Can you find the lines of the listing that include "this" and copy every one?

^^^^^^^^^^^^^^^^

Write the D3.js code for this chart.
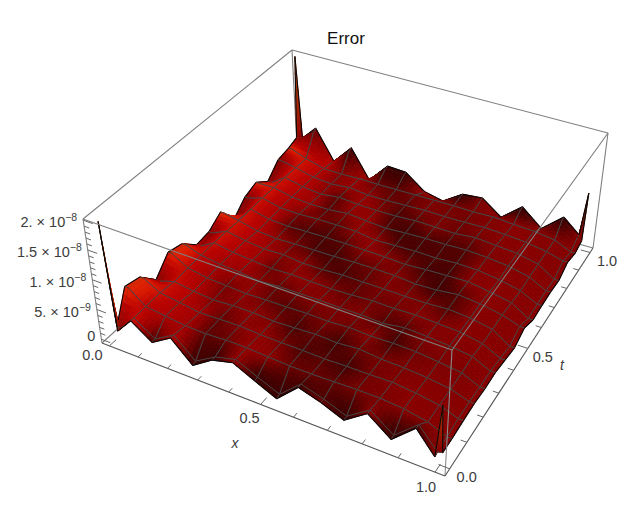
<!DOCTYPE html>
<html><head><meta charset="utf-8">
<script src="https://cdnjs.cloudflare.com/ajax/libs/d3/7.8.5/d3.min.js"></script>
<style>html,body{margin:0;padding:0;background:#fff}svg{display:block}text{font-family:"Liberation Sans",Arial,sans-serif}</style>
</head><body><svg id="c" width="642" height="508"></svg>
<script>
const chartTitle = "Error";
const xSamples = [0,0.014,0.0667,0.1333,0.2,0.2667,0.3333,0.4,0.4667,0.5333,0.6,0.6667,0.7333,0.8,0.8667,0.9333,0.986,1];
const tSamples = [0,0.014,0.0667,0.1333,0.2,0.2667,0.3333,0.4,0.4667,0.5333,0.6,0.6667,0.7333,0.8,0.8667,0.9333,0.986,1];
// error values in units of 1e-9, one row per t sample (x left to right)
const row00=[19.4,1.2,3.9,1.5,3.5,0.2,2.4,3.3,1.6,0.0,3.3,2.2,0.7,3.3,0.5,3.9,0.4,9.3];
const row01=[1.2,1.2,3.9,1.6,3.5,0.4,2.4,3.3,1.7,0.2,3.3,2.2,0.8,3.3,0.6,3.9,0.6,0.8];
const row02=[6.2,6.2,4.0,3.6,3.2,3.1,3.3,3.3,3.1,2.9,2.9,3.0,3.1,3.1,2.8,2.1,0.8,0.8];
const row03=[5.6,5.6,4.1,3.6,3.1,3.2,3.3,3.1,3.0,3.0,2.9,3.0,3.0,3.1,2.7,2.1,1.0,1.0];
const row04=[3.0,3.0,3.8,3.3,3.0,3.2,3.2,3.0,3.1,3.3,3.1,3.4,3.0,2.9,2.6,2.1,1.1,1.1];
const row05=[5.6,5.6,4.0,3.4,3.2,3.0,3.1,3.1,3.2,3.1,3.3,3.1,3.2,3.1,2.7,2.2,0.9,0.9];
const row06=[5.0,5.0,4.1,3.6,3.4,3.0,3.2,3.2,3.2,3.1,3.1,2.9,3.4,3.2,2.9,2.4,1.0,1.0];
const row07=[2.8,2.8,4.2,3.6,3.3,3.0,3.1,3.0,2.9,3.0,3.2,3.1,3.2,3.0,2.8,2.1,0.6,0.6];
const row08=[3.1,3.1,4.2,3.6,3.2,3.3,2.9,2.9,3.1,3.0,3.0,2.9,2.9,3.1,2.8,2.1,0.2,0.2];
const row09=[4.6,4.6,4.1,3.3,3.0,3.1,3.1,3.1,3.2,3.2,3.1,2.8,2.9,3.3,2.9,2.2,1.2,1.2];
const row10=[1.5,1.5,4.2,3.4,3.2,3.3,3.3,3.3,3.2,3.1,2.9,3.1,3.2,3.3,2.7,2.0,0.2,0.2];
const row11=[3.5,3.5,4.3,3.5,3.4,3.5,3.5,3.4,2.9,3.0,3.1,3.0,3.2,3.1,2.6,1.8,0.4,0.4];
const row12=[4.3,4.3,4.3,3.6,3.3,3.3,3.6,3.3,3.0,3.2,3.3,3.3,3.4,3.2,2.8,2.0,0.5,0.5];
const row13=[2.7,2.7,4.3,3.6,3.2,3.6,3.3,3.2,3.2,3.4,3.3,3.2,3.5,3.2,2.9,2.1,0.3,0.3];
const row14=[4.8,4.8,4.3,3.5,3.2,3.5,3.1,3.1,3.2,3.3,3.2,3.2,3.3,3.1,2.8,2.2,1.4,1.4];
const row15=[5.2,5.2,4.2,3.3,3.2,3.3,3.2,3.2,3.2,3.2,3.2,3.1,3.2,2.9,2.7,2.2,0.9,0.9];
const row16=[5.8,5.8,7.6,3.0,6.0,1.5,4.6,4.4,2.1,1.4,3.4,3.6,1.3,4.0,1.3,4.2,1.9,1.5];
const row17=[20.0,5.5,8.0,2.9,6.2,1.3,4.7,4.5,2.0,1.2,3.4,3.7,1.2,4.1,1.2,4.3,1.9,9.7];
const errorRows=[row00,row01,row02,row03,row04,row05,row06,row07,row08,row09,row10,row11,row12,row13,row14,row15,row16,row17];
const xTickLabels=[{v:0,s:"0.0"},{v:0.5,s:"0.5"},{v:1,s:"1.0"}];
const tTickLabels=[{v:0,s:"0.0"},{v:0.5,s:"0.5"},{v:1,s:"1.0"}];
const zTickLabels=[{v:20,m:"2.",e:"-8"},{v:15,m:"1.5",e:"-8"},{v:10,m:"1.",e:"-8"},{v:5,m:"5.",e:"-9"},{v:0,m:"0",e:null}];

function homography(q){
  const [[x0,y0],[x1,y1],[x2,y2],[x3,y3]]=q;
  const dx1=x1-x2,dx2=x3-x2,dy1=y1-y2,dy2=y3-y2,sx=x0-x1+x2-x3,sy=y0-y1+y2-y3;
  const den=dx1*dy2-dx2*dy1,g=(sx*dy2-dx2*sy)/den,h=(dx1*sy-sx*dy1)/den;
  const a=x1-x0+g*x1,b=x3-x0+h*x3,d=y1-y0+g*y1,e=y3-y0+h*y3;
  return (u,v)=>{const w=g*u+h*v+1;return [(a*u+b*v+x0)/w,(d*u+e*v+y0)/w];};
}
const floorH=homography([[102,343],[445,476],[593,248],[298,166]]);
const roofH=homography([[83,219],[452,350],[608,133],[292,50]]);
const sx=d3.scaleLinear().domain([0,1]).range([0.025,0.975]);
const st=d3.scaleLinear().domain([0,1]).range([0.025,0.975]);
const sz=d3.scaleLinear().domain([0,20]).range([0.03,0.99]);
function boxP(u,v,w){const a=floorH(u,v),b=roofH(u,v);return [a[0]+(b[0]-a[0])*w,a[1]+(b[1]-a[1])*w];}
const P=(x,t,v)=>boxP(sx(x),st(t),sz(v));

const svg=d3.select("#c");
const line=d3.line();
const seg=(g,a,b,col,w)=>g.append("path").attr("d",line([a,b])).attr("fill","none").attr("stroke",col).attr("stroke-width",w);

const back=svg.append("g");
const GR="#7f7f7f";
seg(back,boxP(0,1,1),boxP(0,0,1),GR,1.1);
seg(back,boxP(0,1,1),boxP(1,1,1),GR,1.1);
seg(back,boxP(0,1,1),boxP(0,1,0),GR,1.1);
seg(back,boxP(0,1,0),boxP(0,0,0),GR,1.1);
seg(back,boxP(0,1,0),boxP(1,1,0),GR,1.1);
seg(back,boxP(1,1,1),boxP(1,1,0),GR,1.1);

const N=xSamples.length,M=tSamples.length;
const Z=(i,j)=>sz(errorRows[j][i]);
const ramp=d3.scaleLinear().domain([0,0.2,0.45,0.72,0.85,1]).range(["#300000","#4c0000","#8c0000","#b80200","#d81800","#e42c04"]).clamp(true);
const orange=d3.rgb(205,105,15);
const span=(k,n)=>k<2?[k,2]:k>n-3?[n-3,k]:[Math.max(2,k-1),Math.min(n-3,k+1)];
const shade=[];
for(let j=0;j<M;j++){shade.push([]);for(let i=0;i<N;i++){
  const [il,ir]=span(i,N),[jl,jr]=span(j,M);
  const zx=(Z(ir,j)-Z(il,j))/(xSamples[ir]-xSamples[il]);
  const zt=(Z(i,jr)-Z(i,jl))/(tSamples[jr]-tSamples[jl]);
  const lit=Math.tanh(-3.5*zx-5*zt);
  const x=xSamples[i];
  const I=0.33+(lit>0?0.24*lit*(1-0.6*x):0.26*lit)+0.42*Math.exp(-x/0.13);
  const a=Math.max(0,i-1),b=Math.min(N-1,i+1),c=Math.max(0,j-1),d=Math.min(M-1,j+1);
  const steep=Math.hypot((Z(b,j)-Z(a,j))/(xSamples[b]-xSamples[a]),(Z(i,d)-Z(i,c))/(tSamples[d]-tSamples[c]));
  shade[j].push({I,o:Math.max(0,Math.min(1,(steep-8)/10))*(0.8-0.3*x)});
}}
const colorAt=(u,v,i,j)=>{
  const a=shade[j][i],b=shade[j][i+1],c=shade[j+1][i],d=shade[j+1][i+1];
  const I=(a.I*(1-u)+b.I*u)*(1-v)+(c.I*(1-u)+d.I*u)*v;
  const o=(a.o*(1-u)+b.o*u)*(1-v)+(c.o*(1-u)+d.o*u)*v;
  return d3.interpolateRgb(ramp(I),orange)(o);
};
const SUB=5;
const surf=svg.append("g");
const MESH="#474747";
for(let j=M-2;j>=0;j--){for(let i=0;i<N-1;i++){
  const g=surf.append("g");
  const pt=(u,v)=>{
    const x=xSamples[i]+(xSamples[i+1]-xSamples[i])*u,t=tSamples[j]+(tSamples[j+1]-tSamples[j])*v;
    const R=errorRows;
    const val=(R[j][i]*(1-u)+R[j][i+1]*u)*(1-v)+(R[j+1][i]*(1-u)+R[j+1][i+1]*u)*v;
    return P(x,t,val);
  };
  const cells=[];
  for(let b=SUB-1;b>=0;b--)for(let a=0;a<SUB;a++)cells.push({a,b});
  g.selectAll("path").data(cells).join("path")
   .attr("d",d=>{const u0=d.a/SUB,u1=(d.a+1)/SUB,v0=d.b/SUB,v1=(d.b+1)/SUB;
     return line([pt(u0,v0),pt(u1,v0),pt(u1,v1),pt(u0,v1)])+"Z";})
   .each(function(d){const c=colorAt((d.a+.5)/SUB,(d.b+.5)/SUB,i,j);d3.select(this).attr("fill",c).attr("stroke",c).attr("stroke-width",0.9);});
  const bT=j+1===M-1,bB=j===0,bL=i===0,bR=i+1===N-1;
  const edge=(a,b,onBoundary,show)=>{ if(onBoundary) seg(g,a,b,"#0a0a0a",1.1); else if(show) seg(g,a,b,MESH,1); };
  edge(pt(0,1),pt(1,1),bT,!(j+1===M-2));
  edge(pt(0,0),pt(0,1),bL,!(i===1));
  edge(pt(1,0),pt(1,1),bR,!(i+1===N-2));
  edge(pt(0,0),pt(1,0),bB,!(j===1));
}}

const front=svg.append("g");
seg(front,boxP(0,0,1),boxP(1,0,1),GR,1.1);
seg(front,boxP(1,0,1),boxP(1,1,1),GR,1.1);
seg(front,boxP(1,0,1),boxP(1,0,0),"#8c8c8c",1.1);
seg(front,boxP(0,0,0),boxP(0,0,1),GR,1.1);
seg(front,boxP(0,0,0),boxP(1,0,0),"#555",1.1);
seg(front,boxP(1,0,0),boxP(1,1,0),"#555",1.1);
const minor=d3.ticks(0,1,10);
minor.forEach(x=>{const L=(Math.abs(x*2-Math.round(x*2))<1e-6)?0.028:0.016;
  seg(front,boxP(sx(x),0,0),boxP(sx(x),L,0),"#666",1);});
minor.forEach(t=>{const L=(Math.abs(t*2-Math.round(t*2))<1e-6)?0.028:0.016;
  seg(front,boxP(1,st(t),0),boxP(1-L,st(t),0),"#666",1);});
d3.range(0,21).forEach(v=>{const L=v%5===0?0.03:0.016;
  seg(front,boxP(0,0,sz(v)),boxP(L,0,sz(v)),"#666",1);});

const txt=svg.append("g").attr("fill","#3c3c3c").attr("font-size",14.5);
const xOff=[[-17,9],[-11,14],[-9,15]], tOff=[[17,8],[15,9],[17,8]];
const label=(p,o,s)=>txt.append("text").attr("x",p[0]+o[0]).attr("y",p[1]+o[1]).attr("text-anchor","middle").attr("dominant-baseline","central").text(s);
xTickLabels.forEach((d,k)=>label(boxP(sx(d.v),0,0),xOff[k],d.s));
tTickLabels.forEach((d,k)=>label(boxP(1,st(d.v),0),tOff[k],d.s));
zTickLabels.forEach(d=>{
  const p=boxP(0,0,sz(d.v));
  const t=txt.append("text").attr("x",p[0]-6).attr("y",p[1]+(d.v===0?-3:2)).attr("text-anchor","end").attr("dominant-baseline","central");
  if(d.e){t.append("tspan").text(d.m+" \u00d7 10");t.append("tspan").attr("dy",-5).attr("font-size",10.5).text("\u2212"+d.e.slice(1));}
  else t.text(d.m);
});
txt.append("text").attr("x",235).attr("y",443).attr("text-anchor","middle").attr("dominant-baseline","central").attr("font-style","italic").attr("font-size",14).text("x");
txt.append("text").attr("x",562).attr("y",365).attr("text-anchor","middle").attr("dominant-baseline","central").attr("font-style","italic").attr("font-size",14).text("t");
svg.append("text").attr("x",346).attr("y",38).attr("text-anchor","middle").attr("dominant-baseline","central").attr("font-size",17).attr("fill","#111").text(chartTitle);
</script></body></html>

^^^^^^^^^^^^^^^^

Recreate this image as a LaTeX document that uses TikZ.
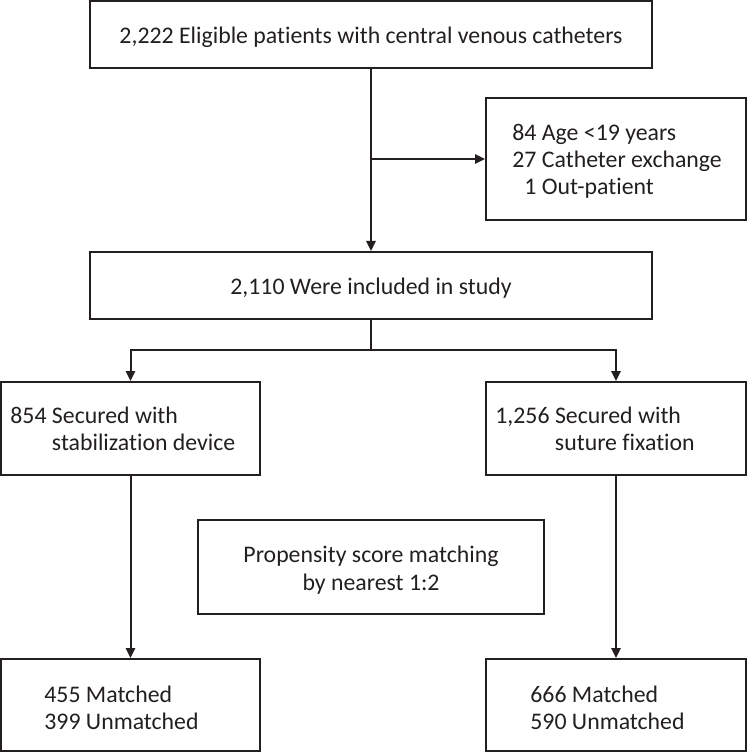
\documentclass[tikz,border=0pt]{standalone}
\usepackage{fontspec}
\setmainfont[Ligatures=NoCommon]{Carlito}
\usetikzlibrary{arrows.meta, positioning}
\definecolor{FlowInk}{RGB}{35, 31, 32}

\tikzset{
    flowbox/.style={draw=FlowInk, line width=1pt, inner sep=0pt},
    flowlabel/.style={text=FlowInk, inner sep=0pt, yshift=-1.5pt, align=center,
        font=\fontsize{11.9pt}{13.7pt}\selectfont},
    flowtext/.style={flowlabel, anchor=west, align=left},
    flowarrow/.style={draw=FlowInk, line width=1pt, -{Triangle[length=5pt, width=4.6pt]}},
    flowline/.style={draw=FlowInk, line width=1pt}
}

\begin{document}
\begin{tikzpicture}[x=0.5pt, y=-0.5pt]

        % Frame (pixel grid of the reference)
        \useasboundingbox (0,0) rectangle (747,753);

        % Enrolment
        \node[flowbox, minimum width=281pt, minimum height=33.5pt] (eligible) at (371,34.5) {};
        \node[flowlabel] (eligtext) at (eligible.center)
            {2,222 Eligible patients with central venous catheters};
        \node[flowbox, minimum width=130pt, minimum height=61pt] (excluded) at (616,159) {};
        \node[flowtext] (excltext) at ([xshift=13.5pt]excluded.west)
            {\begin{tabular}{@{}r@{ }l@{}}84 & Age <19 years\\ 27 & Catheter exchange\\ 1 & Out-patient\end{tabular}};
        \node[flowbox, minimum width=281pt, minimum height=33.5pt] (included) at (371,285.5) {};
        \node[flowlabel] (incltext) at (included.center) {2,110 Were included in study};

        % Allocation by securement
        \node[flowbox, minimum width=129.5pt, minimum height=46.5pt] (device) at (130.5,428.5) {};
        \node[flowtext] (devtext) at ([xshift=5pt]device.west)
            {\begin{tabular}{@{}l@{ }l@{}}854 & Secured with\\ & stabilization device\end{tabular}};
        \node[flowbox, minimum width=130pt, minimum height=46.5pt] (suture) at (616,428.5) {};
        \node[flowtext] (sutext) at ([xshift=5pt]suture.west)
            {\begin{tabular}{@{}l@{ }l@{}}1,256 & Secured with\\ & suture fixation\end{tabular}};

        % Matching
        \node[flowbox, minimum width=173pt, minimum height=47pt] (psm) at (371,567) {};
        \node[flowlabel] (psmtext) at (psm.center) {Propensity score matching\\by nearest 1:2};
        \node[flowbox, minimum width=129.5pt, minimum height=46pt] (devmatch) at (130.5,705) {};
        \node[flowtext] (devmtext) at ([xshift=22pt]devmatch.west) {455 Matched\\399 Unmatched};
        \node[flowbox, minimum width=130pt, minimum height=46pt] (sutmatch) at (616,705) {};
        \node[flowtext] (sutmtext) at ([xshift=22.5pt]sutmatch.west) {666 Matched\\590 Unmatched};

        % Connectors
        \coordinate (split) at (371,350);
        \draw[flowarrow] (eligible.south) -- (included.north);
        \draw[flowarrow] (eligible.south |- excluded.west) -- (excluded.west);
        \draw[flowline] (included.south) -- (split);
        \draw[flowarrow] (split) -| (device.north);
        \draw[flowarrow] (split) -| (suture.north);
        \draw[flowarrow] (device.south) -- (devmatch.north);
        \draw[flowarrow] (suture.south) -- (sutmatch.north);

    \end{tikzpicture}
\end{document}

^^^^^^^^^^^^^^^^

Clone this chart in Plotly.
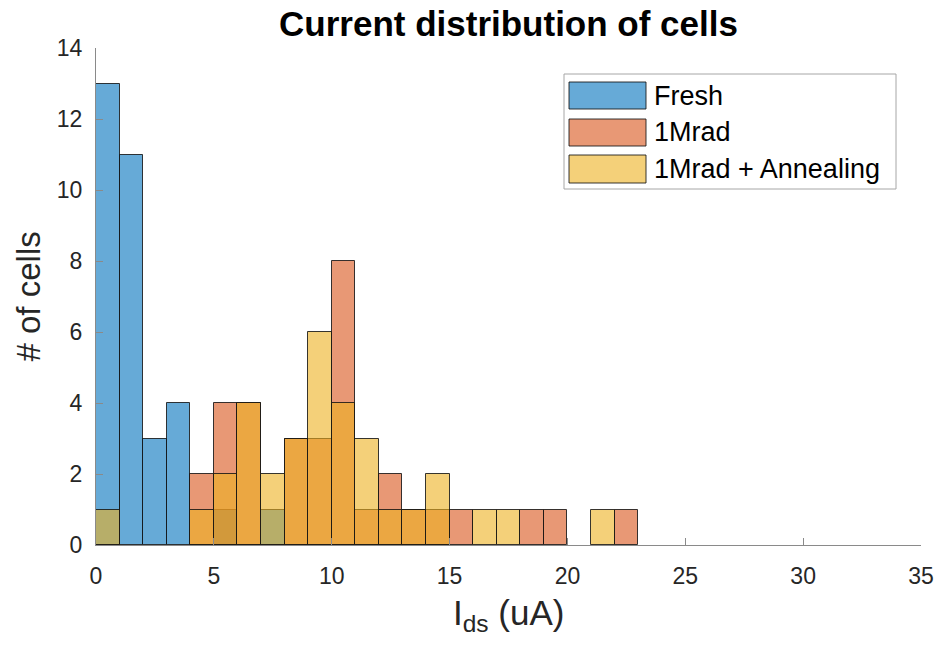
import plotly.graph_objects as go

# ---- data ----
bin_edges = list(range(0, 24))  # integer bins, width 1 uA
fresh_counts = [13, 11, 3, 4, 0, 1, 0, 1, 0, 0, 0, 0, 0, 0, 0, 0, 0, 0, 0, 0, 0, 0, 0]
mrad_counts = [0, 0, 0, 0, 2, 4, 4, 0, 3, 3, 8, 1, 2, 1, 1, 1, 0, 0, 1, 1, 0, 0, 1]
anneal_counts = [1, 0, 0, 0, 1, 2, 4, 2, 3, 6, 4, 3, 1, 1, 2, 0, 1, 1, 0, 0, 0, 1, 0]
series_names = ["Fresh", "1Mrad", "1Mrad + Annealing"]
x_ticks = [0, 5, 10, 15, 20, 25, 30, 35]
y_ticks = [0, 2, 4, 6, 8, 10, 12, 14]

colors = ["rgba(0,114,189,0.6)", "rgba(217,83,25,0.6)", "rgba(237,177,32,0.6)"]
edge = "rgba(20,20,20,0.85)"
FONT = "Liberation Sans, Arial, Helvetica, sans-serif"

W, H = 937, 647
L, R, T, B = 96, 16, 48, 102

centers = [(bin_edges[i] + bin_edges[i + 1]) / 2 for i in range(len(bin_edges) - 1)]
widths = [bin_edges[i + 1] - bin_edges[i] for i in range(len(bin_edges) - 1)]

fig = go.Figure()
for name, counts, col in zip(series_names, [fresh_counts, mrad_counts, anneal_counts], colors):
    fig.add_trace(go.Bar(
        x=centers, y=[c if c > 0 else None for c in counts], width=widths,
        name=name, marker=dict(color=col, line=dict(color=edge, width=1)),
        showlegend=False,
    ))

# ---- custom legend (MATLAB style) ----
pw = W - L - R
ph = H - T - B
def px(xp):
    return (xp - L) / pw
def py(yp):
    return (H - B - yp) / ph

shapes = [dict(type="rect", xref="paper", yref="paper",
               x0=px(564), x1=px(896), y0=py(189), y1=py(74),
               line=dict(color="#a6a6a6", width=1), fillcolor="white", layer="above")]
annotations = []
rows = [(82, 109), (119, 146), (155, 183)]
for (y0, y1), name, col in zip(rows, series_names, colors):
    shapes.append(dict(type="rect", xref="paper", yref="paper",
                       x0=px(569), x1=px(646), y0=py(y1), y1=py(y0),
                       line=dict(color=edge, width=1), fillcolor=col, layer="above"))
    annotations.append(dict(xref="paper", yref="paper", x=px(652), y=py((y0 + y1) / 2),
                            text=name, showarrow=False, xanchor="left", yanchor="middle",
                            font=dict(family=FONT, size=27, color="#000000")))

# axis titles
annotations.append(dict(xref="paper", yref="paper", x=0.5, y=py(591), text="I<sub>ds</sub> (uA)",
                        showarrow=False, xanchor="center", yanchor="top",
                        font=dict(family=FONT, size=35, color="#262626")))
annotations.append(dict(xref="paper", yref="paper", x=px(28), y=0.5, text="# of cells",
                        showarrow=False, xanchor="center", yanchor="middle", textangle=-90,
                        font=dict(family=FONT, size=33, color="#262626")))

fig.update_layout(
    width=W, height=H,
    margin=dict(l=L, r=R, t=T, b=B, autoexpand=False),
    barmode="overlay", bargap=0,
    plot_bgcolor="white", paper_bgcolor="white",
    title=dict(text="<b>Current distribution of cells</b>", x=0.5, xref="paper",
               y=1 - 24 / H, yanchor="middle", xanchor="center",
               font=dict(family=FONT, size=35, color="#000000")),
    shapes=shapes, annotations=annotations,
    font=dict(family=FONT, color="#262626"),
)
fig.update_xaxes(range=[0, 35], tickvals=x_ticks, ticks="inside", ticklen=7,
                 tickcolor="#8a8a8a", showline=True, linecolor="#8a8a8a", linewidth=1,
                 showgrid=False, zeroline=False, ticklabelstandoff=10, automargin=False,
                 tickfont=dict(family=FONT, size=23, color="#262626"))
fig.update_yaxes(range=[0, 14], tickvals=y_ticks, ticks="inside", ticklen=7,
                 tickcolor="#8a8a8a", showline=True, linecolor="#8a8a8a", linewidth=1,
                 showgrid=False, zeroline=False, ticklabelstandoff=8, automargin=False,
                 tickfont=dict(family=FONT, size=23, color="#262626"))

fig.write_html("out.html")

^^^^^^^^^^^^^^^^

▸ **RESULT**:
Write the D3.js code for this chart.
   .each(function(d){const c=colorAt((d.a+.5)/SUB,(d.b+.5)/SUB,i,j);d3.select(this).attr("fill",c).attr("stroke",c).attr("stroke-width",0.9);});
Recreate this image as a LaTeX document that uses TikZ.
Clone this chart in Plotly.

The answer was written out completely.